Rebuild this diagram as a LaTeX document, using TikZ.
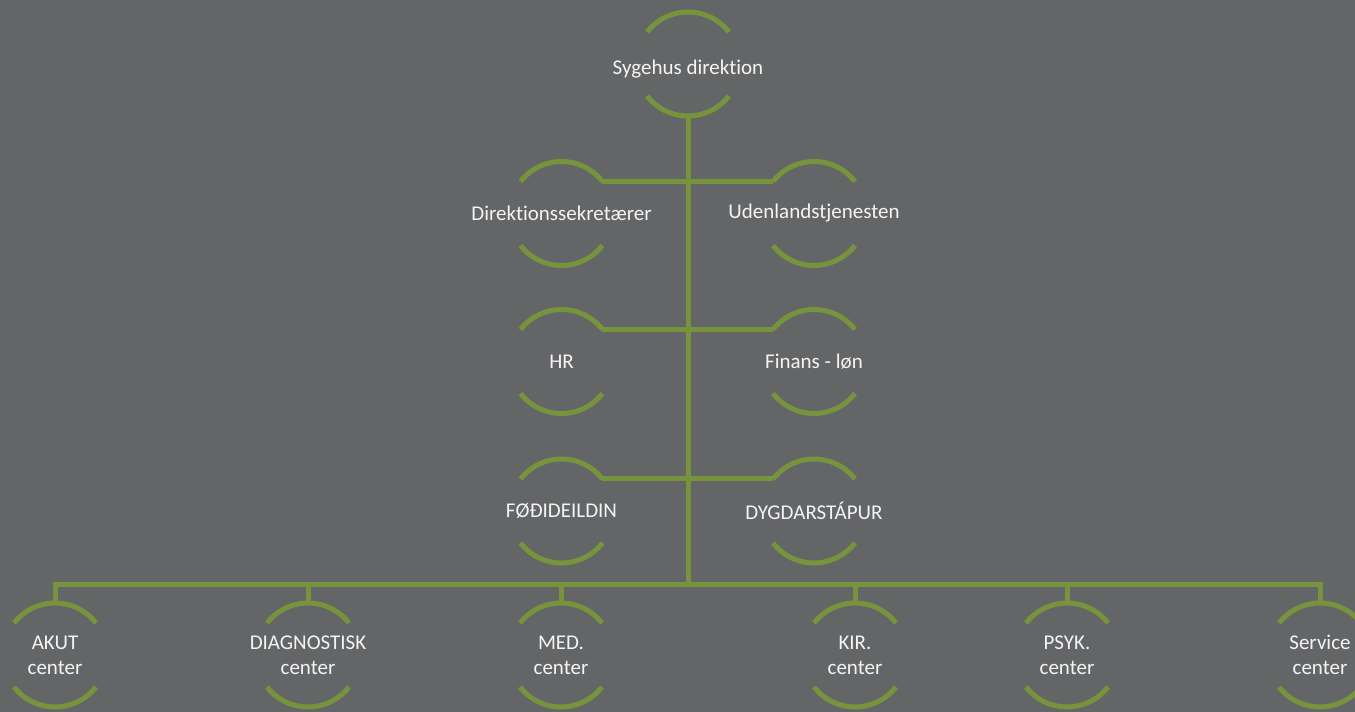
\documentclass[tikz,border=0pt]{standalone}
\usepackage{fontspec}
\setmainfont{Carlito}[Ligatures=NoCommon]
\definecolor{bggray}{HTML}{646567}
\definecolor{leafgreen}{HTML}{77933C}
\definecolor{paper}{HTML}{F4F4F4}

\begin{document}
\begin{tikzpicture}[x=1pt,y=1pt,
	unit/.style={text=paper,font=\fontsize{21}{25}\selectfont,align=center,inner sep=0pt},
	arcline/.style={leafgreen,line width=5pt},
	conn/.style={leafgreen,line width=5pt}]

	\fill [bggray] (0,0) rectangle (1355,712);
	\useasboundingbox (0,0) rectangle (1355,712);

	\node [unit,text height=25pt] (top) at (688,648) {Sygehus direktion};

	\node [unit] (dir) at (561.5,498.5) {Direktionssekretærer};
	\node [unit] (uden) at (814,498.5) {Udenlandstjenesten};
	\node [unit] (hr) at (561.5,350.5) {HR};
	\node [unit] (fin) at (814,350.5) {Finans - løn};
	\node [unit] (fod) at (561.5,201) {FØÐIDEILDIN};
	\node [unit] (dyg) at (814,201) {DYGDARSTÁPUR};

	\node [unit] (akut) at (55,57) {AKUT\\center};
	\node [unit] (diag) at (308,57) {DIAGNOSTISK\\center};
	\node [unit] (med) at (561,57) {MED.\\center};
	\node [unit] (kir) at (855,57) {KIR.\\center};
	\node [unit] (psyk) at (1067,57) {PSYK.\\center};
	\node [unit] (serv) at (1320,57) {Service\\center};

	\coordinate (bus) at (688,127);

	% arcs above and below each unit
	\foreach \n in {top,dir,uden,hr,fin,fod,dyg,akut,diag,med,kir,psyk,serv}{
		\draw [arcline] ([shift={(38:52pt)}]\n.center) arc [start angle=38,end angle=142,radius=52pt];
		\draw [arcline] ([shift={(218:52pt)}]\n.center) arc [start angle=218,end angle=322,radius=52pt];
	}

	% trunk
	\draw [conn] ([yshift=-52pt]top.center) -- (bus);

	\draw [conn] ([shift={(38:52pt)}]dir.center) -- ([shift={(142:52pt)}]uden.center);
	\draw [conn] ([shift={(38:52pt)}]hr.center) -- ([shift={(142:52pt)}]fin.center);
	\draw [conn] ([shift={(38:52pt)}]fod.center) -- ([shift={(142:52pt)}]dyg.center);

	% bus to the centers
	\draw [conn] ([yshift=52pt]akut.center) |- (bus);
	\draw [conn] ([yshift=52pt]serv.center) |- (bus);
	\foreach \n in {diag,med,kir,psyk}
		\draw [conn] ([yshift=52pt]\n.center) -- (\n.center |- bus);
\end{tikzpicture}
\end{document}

**Exercise details:**
Leave out the pictures. Transcribe only the lines above, from the first through the one that contains "[unit] (dyg) at".

**Answer to this task:**
Rebuild this diagram as a LaTeX document, using TikZ.
\documentclass[tikz,border=0pt]{standalone}
\usepackage{fontspec}
\setmainfont{Carlito}[Ligatures=NoCommon]
\definecolor{bggray}{HTML}{646567}
\definecolor{leafgreen}{HTML}{77933C}
\definecolor{paper}{HTML}{F4F4F4}

\begin{document}
\begin{tikzpicture}[x=1pt,y=1pt,
	unit/.style={text=paper,font=\fontsize{21}{25}\selectfont,align=center,inner sep=0pt},
	arcline/.style={leafgreen,line width=5pt},
	conn/.style={leafgreen,line width=5pt}]

	\fill [bggray] (0,0) rectangle (1355,712);
	\useasboundingbox (0,0) rectangle (1355,712);

	\node [unit,text height=25pt] (top) at (688,648) {Sygehus direktion};

	\node [unit] (dir) at (561.5,498.5) {Direktionssekretærer};
	\node [unit] (uden) at (814,498.5) {Udenlandstjenesten};
	\node [unit] (hr) at (561.5,350.5) {HR};
	\node [unit] (fin) at (814,350.5) {Finans - løn};
	\node [unit] (fod) at (561.5,201) {FØÐIDEILDIN};
	\node [unit] (dyg) at (814,201) {DYGDARSTÁPUR};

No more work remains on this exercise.